┌──

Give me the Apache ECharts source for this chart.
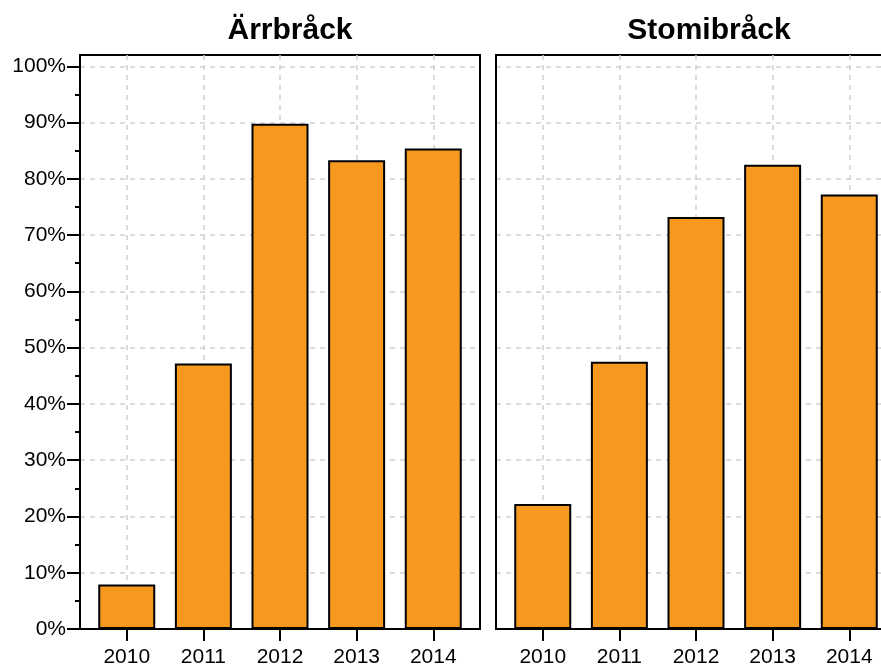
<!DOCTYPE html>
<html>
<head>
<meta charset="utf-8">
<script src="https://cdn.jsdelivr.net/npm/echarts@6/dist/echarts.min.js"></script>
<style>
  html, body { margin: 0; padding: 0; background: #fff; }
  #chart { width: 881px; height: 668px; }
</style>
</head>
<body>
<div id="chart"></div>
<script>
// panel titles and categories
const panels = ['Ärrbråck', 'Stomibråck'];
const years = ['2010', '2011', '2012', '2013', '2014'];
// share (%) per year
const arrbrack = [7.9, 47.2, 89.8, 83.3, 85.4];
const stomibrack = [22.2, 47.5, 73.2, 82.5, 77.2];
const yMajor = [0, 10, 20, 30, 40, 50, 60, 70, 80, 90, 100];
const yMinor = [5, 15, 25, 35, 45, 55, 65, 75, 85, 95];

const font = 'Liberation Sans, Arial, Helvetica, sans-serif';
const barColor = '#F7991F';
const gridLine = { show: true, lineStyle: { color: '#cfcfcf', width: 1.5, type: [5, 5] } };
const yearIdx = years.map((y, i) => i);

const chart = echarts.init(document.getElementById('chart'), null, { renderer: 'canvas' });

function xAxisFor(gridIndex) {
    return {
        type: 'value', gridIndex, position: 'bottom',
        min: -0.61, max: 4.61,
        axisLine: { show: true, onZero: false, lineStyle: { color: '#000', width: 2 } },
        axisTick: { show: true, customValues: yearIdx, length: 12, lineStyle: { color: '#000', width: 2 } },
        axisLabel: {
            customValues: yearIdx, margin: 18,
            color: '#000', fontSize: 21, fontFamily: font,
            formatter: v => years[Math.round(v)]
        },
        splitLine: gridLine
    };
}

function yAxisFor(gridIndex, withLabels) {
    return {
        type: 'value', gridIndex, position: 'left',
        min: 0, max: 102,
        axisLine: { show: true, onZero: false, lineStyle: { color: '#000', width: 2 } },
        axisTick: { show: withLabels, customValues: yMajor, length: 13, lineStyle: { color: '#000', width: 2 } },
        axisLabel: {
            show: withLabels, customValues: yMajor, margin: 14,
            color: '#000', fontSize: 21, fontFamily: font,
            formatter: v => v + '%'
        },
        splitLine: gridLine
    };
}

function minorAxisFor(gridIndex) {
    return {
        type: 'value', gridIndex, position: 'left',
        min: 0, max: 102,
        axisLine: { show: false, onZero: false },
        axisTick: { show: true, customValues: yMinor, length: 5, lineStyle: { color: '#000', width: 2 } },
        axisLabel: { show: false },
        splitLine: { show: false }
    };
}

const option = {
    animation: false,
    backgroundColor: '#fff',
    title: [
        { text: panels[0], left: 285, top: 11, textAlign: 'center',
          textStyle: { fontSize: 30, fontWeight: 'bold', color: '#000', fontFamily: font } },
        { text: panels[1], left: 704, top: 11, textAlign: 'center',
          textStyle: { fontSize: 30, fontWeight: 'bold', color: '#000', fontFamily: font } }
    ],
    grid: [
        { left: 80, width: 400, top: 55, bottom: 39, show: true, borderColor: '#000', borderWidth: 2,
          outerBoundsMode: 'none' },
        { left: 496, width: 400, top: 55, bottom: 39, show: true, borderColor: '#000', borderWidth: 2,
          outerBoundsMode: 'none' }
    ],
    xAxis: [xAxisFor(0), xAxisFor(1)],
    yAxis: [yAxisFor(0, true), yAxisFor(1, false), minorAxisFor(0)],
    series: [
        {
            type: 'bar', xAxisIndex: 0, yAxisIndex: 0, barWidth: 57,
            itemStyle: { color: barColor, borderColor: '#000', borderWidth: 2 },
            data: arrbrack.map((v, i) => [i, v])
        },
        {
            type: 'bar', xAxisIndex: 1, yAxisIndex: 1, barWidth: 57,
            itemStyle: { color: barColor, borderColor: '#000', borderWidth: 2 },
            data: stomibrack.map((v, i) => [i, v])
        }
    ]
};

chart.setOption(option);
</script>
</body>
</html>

└──
┌──

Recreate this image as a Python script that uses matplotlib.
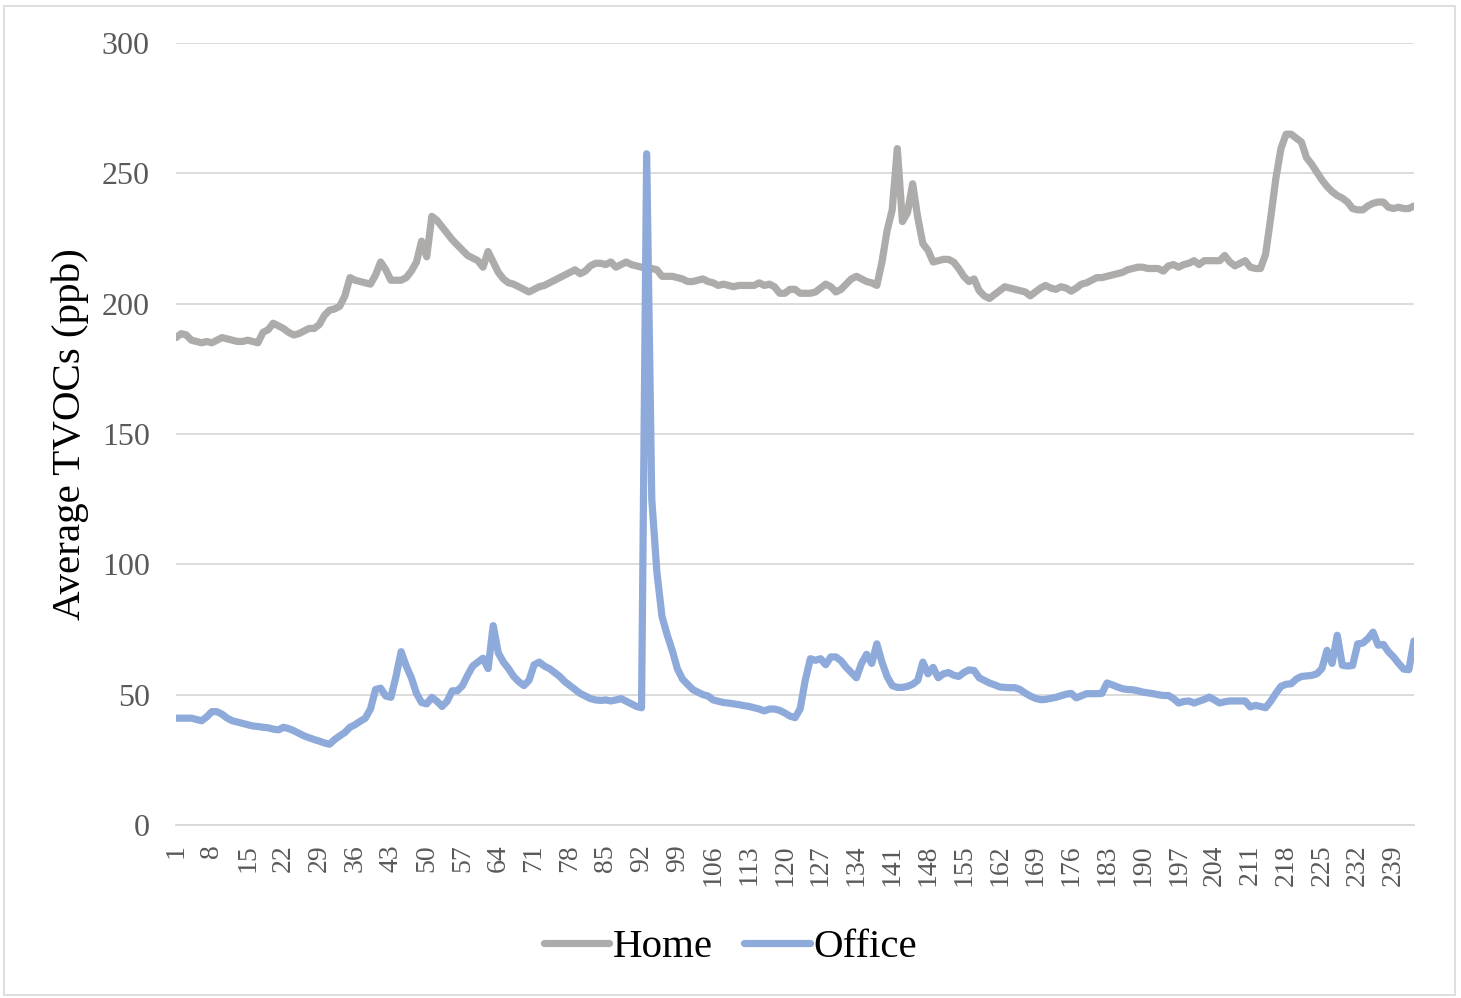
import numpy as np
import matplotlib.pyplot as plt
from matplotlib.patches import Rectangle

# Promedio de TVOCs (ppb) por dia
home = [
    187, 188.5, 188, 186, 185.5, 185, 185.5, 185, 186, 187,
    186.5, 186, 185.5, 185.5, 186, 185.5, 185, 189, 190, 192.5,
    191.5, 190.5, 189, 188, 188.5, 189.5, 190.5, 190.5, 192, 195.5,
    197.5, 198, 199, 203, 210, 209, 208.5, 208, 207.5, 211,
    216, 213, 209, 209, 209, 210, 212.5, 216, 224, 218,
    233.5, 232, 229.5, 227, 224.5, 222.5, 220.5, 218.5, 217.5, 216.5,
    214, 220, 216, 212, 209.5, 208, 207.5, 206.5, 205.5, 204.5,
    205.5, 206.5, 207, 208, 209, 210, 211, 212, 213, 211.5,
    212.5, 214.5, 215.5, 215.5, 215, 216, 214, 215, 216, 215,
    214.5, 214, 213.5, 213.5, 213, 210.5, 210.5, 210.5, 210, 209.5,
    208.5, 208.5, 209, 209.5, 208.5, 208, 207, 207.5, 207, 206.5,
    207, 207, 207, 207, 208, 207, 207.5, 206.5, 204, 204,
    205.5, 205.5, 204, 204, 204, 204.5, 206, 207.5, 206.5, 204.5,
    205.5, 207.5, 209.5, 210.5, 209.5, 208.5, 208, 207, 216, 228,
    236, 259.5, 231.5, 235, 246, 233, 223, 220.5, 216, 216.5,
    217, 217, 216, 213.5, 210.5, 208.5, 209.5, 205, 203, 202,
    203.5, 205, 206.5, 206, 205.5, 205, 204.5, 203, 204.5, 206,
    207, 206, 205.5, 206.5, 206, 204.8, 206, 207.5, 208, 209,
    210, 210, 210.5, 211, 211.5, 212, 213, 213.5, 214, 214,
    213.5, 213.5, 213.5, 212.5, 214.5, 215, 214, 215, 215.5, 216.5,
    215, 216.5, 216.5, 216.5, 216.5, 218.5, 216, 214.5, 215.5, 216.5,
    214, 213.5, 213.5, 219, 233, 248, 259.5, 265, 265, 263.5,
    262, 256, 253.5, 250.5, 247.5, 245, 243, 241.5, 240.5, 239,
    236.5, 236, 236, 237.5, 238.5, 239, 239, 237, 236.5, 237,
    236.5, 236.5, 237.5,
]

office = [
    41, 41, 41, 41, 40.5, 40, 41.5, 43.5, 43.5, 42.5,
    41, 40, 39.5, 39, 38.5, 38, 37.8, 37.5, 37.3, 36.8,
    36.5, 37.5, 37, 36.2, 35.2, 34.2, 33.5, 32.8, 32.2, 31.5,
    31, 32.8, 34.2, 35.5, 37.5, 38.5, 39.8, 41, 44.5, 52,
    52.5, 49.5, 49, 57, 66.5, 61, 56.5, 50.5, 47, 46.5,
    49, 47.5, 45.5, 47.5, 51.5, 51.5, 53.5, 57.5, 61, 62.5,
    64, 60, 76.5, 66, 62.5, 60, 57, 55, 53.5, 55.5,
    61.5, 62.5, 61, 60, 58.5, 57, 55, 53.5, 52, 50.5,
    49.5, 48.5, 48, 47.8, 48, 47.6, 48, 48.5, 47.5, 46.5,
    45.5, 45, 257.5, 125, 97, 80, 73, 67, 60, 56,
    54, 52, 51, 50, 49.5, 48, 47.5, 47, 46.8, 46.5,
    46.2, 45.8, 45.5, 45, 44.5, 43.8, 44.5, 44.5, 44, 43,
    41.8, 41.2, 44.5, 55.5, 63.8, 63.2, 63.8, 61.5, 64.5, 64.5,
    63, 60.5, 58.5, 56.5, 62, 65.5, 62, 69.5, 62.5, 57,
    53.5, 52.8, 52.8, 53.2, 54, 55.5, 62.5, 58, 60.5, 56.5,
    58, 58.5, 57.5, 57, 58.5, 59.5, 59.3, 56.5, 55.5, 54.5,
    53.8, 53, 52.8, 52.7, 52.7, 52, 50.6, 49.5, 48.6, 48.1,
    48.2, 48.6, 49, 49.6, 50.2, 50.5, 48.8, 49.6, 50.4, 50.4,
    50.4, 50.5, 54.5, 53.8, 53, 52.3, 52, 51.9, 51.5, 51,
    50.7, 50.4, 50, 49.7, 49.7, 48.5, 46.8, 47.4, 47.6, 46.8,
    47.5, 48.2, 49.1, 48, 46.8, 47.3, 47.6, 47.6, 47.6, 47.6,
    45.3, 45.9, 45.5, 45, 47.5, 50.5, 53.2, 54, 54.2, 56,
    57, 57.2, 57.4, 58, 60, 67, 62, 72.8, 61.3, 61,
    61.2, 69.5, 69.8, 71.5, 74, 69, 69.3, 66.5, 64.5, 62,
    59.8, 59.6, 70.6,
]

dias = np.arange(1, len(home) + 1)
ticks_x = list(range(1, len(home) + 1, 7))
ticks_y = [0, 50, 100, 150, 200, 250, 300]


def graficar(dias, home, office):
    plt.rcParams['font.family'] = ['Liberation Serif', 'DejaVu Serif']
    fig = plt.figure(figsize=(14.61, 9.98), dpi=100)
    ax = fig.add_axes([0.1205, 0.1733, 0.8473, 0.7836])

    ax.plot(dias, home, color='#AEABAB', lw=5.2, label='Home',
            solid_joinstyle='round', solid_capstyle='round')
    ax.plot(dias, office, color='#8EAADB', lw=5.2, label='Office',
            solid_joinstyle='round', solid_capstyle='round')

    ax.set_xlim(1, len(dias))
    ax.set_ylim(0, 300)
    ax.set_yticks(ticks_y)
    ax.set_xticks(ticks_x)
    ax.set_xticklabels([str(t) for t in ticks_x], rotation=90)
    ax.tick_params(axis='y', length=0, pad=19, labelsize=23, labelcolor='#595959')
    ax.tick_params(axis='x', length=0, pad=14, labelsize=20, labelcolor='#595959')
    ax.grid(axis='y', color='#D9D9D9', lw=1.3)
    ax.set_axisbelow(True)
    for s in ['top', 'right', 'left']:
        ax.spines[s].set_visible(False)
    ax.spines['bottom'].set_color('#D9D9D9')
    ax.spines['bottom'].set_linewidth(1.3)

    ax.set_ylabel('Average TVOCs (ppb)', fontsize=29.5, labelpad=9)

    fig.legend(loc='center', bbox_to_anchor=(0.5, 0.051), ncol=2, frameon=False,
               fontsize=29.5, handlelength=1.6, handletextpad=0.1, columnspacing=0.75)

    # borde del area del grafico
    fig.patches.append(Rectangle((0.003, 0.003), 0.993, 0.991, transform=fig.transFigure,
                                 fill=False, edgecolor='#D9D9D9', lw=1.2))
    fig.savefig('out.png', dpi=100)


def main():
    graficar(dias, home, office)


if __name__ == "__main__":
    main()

└──

Task details.
Look above for the line with "Recreate this image" and copy exactly from it through the line with "from matplotlib.patches import Rectangle", both included. Omit the pictures.

Output for this task.
Recreate this image as a Python script that uses matplotlib.
import numpy as np
import matplotlib.pyplot as plt
from matplotlib.patches import Rectangle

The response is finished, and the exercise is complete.